Given what has gone on globally, B.C. residents aren’t so ready to trust.
B.C. health officials have not been forthcoming with details about where people afflicted with COVID-19 live or what schools are affected. File photo

Despite Health Minister Adrian Dix’s assurances that B.C. is doing more than other jurisdictions to test for potential coronavirus cases, we are skeptical health officials have a handle on everything.

Many were complacent when we started to see the rate of the disease spread slowing in China, so it was a surprise that a woman with no contacts with China but who had travelled in Iran had contracted the virus.

The case also appeared to be a surprise to B.C. health officials, who admitted that the case was a sentinel event.

Thankfully, the 30-year-old woman took it upon herself to bring her case to the attention of authorities, even though all messaging had been directed towards people travelling from China.

Now, while authorities watch for signs of a global pandemic, we wonder whether more could have been done to protect students in School District 43 when it was learned that students somewhere in the Fraser Health region were in contact with the sixth coronavirus case. 

For now, authorities are saying, approximately, "Trust us."

People want to know what school may have been affected but authorities are refusing to tell, saying that they need to respect people’s privacy so they will come forward if they have symptoms.

Given what has gone on globally, B.C. residents aren’t so ready to trust, and the sheer fluke of catching that sixth case is not reassuring — apparently, it’s the result of the province having a low threshold for approving a test.

What we have seen in other countries is a lack of transparency and awareness that has resulted in the spread of the virus, as has happened in South Korea and Italy, so it would seem that naming any affected schools would not so much put people at risk as provide peace of mind to the majority, and a way to distribute information to those in the contact zone.

There are other areas where B.C. health officials are less than forthcoming, too, especially how our province is preparing for a possible pandemic this year and when the disease comes back next year, as it surely will without a vaccine ready in time.

Are beds being set aside for isolation wards?
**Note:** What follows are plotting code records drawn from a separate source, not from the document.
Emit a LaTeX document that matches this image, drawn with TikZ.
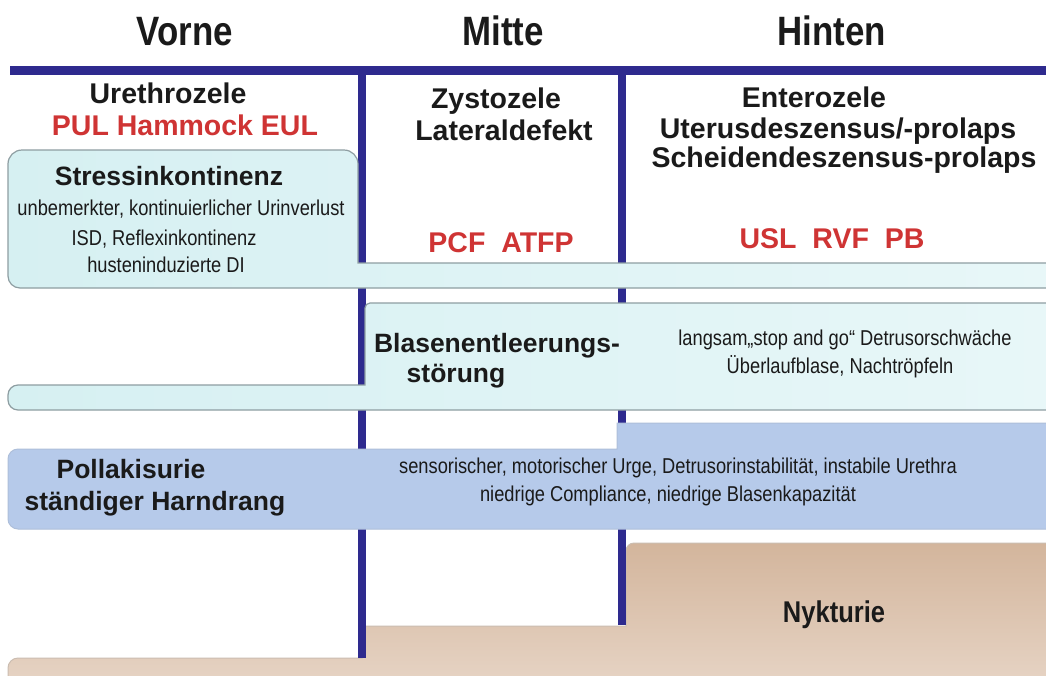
\documentclass[tikz,border=0pt]{standalone}
\usepackage{fontspec}
\setmainfont{Liberation Sans}
\newfontfamily\narrowsf{Liberation Sans}[FakeStretch=0.85]
\usetikzlibrary{positioning}

\definecolor{barblue}{HTML}{2E2A8E}
\definecolor{softcyan}{HTML}{D6F0F2}
\definecolor{palecyan}{HTML}{E8F7F8}
\definecolor{steelbox}{HTML}{B6CAEA}
\definecolor{tanA}{HTML}{D3B59C}
\definecolor{tanB}{HTML}{E7D5C6}
\definecolor{edgegray}{HTML}{8E9EA2}
\definecolor{labelred}{HTML}{CF3434}
\definecolor{inkblack}{HTML}{1A1A1A}

\begin{document}
\begin{tikzpicture}[x=1pt, y=-1pt, inner sep=0pt,
  head/.style={anchor=base, text=inkblack, font=\narrowsf\bfseries\fontsize{41}{41}\selectfont},
  title/.style={anchor=base, text=inkblack, font=\bfseries\fontsize{28.5}{31}\selectfont},
  key/.style={anchor=base, text=inkblack, font=\bfseries\fontsize{26.5}{30}\selectfont},
  redtext/.style={anchor=base, text=labelred, font=\bfseries\fontsize{28.5}{31}\selectfont},
  note/.style={anchor=base, text=inkblack, font=\narrowsf\fontsize{21.5}{26}\selectfont},
  divider/.style={barblue, line width=8pt},
  panel/.style={draw=edgegray, line width=1.2pt}]

\useasboundingbox[fill=white] (0,0) rectangle (1046,675);

% Nykturie steps
\draw[draw=tanA!80!black!60, line width=1pt, top color=tanA, bottom color=tanB]
  (8,690) [rounded corners=10pt] -- (8,658) [sharp corners] -- (362,658) -- (362,626)
  -- (626,626) [rounded corners=8pt] -- (626,543) [sharp corners] -- (1052,543) -- (1052,690) -- cycle;

% columns
\draw[divider] (361.5,66) -- (361.5,658);
\draw[divider] (622,66) -- (622,625);

% Stressinkontinenz
\draw[panel, left color=softcyan, right color=palecyan]
  (8,220) [rounded corners=14pt] -- (8,150) -- (358,150) [sharp corners] -- (358,263)
  -- (1052,263) -- (1052,288) [rounded corners=12pt] -- (8,288) -- (8,220);

% Blasenentleerungsstoerung
\draw[panel, left color=softcyan, right color=palecyan]
  (365,340) [rounded corners=5pt] -- (365,303) [sharp corners] -- (1052,303) -- (1052,410)
  [rounded corners=10pt] -- (8,410) -- (8,385) [sharp corners] -- (365,385) -- (365,340);

% Pollakisurie
\draw[draw=steelbox!85!gray, line width=1pt, fill=steelbox]
  (8,490) [rounded corners=10pt] -- (8,449) [sharp corners] -- (617,449) -- (617,423)
  -- (1052,423) -- (1052,529) [rounded corners=10pt] -- (8,529) -- (8,490);

% header bar
\draw[divider, line width=9pt] (10,70.5) -- (1052,70.5);

% column titles
\node[head] (vorne) at (185,45) {Vorne};
\node[head] (mitte) at (503,45) {Mitte};
\node[head] (hinten) at (832,45) {Hinten};

% Vorne
\node[title] (urethro) at (168,103) {Urethrozele};
\node[redtext] (pul) at (185,135) {PUL Hammock EUL};
\node[key] (stress) at (169,185) {Stressinkontinenz};
\node[note] (loss) at (181,215) {unbemerkter, kontinuierlicher Urinverlust};
\node[note] (isd) at (164,245) {ISD, Reflexinkontinenz};
\node[note] (husten) at (166,272) {husteninduzierte DI};

% Mitte
\node[title] (zysto) at (496,108) {Zystozele};
\node[title] (lateral) at (504,140) {Lateraldefekt};
\node[redtext] (pcf) at (501,252) {PCF\ \ ATFP};

% Hinten
\node[title] (entero) at (814,107) {Enterozele};
\node[title] (uterus) at (838,138) {Uterusdeszensus/-prolaps};
\node[title] (scheide) at (844,167) {Scheidendeszensus-prolaps};
\node[redtext] (usl) at (832,248) {USL\ \ RVF\ \ PB};

% Blase
\node[key] (blase) at (497,352) {Blasenentleerungs-};
\node[key] (stoerung) at (456,382) {störung};
\node[note] (langsam) at (845,345) {langsam„stop and go“ Detrusorschwäche};
\node[note] (ueberlauf) at (840,373) {Überlaufblase, Nachtröpfeln};

% Pollakisurie
\node[key] (polla) at (131,478) {Pollakisurie};
\node[key] (harndrang) at (155,510) {ständiger Harndrang};
\node[note] (urge) at (678,473) {sensorischer, motorischer Urge, Detrusorinstabilität, instabile Urethra};
\node[note] (compliance) at (668,501) {niedrige Compliance, niedrige Blasenkapazität};

% Nykturie
\node[head, font=\narrowsf\bfseries\fontsize{30}{30}\selectfont] (nykt) at (834,622) {Nykturie};

\end{tikzpicture}
\end{document}
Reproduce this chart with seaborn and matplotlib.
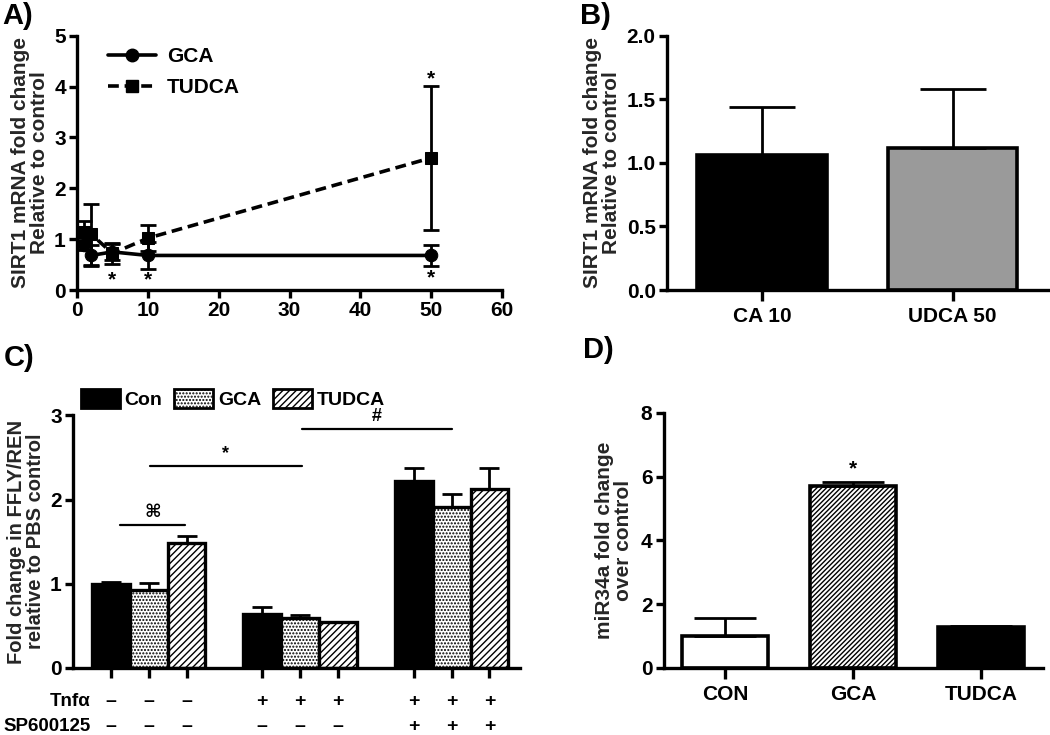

Is there a transport system and equipment available for people needing ventilators? And what other initiatives are in the works?

How is coronavirus different from the cold, flu, SARS and other respiratory ailments? And why should we be concerned? 

Should people stockpile food and medicine? Should businesses have plan? Are doctors willing to sign forms for people needing to explain to employers their need for quarantine? Can extended health benefits be provided for people needing to stay home until they are non-symptomatic?

These are just some of the many questions health officials need to answer.